Martedì, mentre a Roma il giovane tifoso napoletano Ciro Esposito moriva per una partita di pallone, il pallone per eccellenza, quello dei Mondiali brasiliani, gonfiava la porta alle spalle di Gianluigi Buffon decretando l’uscita prematura dell’Italia dalla competizione. Due parole del capitano azzurro e la Nazione aveva già scelto: la colpa era di Mario Balotelli, di quei giovani che vanno in campo e non fanno, di quei calciatori figurina, come avrebbe poco dopo precisato Daniele De Rossi, che giocano a favore di telecamera.
In secondo piano la salute precaria del calcio italiano, le strategie sbagliate di Cesare Prandelli, le prestazioni sottotono di un’intera squadra ferma sulle sue gambe. Se l’Italia ha rimediato in Brasile due sconfitte contro Costarica e Uruguay, la colpa è del personaggio Mario Balotelli: mix esplosivo di talento, irriverenza, arroganza e sguardo da impunito, che non fa nulla per compiacere i compagni di squadra, solo istinto, si rifiuta di maturare e interpreta alla perfezione il ruolo di calciatore 2.0. Un atleta che agli allenamenti preferisce la vita mondana, potenziale fuoriclasse da anni incompiuto, che vive sui social network e gestisce identità multiple; troppo nero per essere italiano, troppo italiano per essere nero. Il prodotto di un’Italia che ha perso da tempo la bussola in tema di valori, e stenta invece a trovare la quadra su immigrazione e integrazione, sempre più multietnica e troppo poco multiculturale.
Balotelli in sofferenza se negli stadi gli urlano ‘negro’, Balotelli che usa quella stessa parola per prendere le distanze dai suoi compagni di squadra italiani e scavare un solco tra loro e i suoi “fratelli africani”. Balotelli che scade nel vittimismo, che ci mette del suo e semplifica il lavoro ai media: fin troppo facile darlo in pasto a una folla che ha disperato bisogno di qualcuno, meglio se antipatico e di successo, su cui scaricare le proprie insoddisfazioni.
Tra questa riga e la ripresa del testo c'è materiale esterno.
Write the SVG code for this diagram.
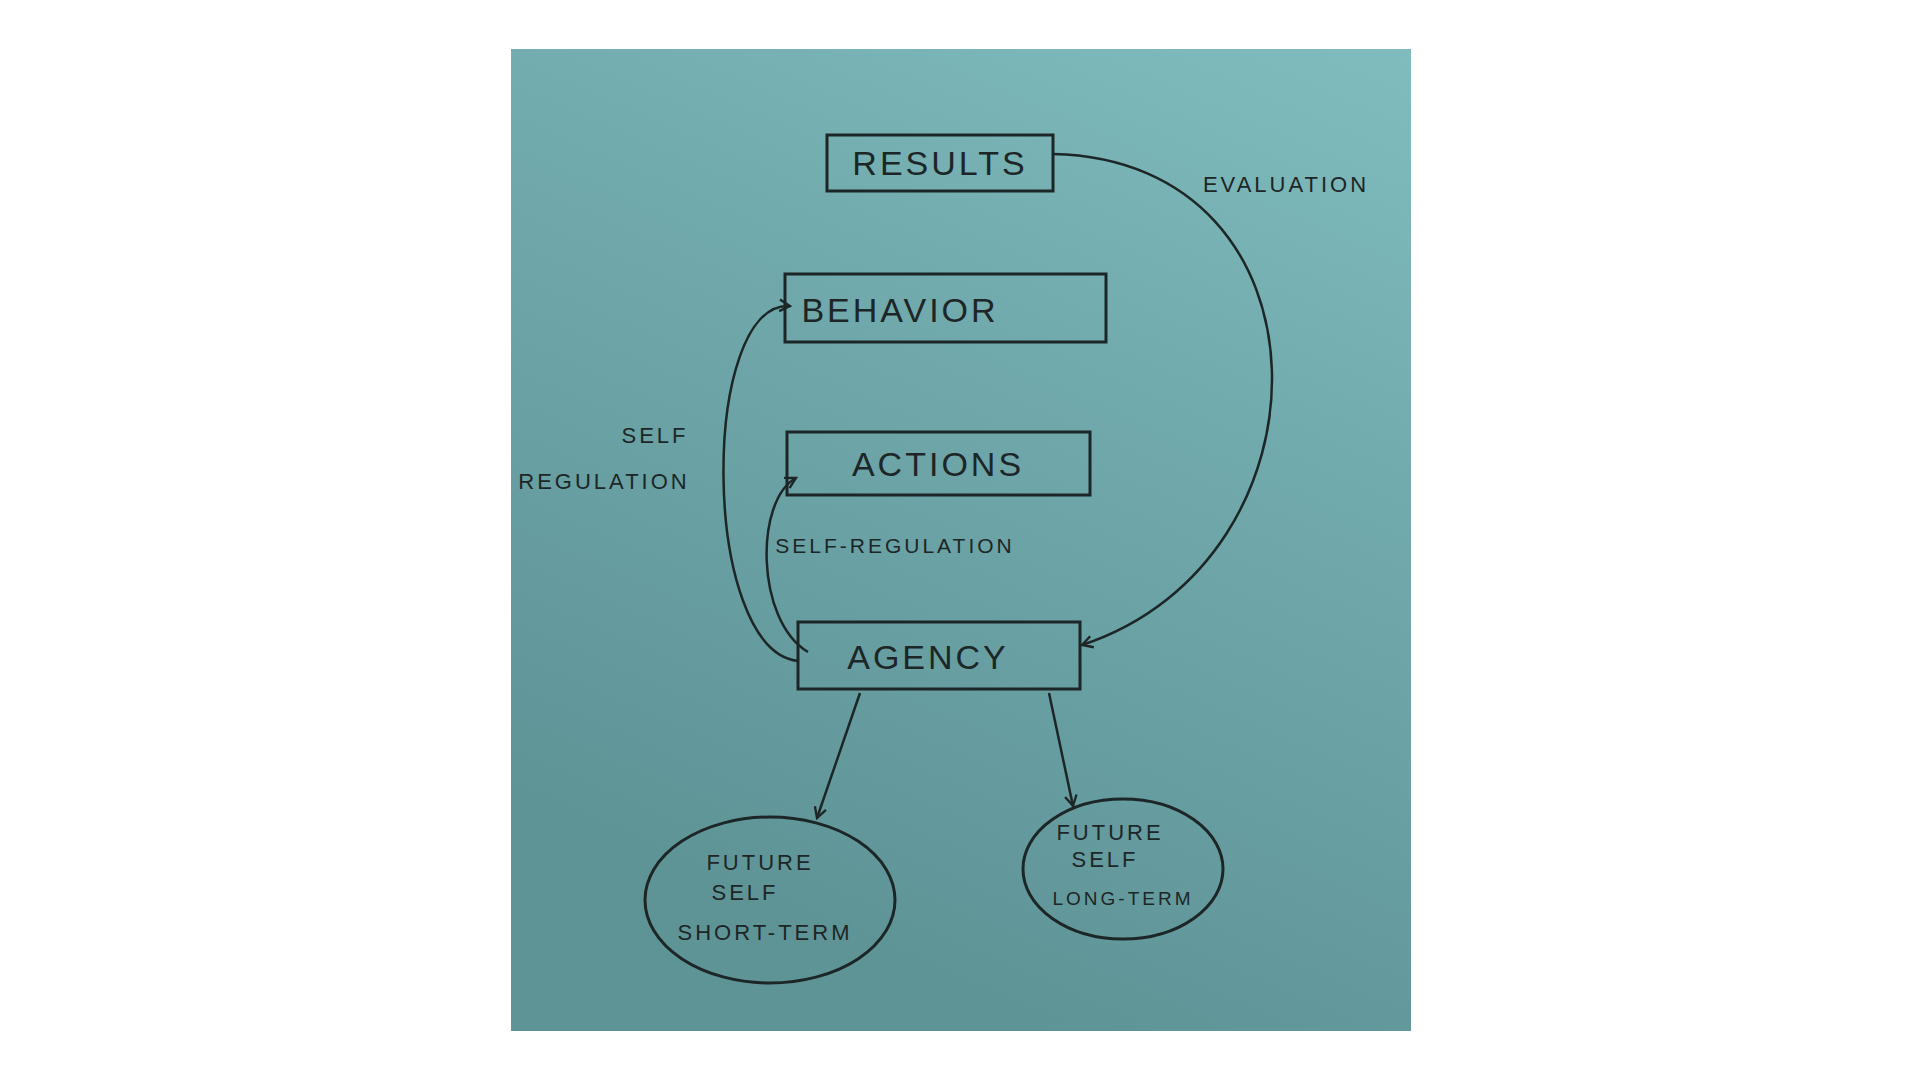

Attitudine, il vittimismo, tipicamente italiana (e l’atteggiamento di Super Mario è emblematico). Come italiana è la tendenza allo scaricabarile. Dalla politica allo sport passando per economia scuola e famiglia, sono questi due dei vizi più cari agli italiani. Uniti quando c’è da salire sul carro del vincitore, pronti a dividersi e a puntare il dito quando le cose vanno male. Rare doti autocritica e assunzione di responsabilità. Ci si stupisce quando qualcuno si dimette per aver sbagliato perché l’impunità è la regola, non ne siamo abituati; altrove farsi da parte è normalità. A qualsiasi livello le insoddisfazioni dipendono da errori o limiti altrui. Se ci si ritrova spalle al muro meglio negare l’evidenza, cercare commiserazione e provare a raddrizzarsi con un rapido colpo di coda. Atteggiamenti mediocri di una società di prime donne che viene da lontano e fa ancora troppo fatica a fare squadra, in campo e fuori.